# TASK BRIEF:
Look through the records below, and copy out every line that holds the string "this".

# INFORMATION SUPPLIED:
================
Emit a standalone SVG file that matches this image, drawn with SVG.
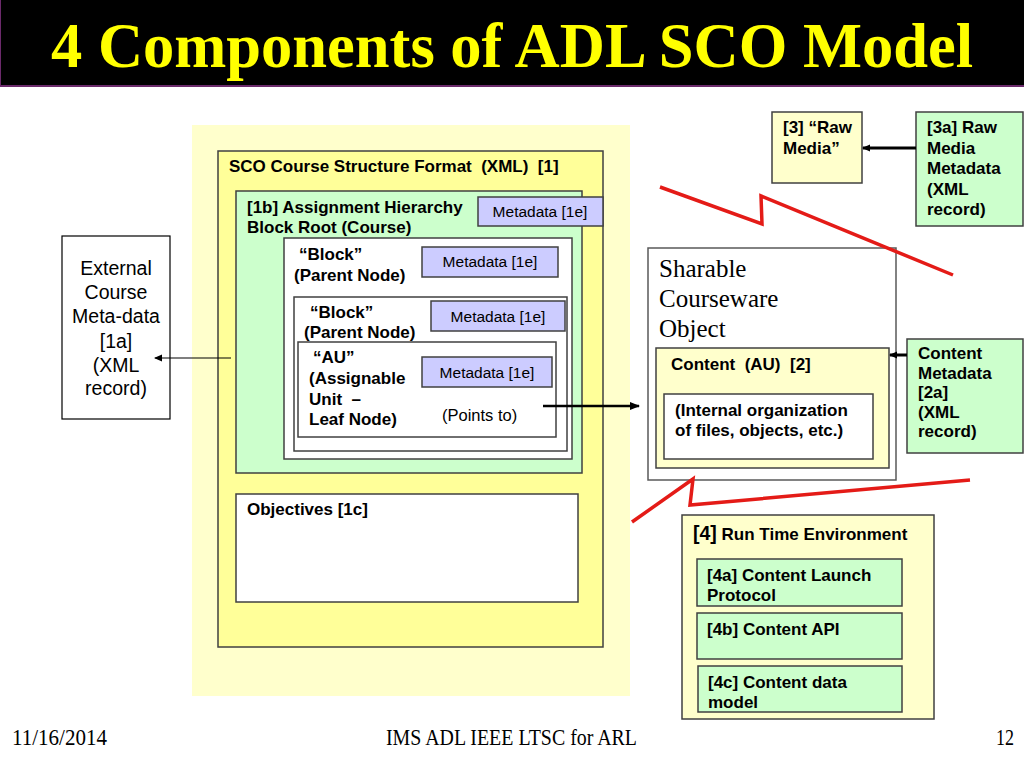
================
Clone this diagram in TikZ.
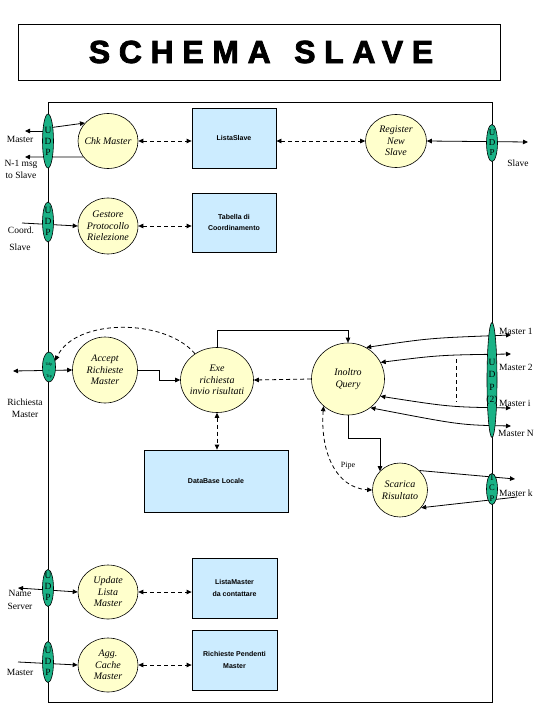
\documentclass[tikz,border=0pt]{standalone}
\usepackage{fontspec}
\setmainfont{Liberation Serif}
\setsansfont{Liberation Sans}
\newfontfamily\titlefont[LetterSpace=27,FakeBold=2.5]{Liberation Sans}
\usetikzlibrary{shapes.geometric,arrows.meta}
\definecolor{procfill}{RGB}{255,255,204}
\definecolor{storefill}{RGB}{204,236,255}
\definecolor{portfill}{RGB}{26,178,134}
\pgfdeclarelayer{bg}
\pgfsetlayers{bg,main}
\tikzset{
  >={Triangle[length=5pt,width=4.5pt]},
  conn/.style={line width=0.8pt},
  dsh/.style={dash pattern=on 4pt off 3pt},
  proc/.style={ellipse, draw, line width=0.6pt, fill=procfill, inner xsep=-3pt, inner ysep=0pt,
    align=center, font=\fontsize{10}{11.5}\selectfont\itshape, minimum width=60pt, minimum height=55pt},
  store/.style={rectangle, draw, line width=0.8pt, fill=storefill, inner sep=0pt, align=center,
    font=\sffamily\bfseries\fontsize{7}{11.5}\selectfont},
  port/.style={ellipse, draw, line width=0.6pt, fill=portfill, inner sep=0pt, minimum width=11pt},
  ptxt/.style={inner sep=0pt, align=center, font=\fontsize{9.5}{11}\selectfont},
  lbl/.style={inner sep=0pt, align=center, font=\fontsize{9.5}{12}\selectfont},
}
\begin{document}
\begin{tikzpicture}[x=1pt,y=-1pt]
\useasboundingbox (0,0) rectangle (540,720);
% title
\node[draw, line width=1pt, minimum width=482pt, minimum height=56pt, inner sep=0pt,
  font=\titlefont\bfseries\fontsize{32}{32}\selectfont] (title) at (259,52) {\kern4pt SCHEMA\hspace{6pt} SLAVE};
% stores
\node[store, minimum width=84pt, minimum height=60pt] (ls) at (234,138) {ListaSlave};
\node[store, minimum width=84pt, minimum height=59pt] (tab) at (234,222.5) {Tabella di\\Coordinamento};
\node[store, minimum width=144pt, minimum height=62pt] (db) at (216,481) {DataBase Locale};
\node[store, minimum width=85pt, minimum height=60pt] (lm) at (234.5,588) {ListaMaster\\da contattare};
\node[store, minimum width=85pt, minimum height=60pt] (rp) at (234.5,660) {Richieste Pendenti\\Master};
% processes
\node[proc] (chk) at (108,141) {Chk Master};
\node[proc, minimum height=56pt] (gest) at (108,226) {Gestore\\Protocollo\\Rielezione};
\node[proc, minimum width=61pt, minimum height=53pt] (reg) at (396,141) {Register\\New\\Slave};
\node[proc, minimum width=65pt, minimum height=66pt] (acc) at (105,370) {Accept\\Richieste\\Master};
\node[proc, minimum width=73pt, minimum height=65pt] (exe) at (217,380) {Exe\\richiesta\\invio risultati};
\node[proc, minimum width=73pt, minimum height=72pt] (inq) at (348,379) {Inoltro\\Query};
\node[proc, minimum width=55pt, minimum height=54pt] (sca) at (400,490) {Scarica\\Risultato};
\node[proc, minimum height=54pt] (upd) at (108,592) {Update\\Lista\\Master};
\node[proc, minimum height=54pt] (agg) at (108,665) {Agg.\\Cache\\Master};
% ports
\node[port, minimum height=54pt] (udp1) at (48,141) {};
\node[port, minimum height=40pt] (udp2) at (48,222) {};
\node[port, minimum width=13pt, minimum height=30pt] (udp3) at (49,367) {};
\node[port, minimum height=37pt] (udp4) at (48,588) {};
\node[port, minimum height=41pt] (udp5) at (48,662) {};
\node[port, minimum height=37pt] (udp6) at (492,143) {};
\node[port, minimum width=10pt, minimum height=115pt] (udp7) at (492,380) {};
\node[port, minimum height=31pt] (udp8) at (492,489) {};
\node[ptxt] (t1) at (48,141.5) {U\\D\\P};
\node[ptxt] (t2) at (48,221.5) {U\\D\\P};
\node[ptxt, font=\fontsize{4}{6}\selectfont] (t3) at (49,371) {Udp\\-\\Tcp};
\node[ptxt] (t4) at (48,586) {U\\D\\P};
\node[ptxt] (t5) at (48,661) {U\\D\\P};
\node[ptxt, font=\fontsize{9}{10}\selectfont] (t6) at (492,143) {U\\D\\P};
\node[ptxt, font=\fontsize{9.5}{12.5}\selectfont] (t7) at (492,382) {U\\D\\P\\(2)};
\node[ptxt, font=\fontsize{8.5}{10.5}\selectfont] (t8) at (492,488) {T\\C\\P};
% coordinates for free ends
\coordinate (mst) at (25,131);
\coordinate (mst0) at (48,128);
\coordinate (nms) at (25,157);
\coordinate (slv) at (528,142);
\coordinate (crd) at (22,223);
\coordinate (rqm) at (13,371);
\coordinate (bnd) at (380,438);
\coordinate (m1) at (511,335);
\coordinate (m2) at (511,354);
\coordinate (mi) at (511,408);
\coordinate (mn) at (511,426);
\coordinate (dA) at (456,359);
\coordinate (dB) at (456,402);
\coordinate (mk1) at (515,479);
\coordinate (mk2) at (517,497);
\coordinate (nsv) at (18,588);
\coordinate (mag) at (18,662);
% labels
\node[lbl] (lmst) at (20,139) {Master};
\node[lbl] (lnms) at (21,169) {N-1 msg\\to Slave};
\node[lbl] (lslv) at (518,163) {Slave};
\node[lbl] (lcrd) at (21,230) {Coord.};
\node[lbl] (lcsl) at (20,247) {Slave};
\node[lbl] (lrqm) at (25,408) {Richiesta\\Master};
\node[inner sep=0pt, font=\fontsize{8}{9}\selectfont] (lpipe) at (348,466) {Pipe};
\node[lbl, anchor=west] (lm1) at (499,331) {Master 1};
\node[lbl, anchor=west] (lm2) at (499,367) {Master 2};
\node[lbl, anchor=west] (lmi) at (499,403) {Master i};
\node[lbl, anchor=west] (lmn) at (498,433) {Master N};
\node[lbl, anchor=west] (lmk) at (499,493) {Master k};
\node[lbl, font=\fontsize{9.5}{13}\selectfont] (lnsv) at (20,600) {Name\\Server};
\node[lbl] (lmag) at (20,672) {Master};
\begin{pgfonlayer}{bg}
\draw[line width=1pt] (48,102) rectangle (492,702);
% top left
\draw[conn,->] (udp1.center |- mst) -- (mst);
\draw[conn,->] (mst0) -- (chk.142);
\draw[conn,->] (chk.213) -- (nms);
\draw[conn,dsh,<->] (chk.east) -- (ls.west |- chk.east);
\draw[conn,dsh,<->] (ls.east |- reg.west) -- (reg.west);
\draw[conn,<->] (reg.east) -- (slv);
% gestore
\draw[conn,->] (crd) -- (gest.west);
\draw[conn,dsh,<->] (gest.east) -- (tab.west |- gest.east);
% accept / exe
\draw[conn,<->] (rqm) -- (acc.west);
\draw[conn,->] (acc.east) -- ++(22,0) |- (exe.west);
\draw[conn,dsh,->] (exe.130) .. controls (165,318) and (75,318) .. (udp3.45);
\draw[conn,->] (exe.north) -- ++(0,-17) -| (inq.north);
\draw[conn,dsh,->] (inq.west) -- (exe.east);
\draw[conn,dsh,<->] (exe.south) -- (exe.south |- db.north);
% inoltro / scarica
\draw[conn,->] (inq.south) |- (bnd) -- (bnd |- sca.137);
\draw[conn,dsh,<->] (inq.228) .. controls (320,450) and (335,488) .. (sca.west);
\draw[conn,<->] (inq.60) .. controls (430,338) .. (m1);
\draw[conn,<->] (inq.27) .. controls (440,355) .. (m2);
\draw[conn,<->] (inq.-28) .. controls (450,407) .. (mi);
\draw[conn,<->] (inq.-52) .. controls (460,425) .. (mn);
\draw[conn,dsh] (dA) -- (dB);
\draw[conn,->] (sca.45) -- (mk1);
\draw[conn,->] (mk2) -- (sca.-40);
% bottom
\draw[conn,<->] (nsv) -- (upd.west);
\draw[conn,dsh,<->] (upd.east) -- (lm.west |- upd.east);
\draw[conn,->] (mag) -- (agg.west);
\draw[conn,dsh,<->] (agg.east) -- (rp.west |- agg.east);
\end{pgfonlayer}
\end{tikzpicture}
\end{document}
================
# TASK SOLUTION:
Emit a standalone SVG file that matches this image, drawn with SVG.
Clone this diagram in TikZ.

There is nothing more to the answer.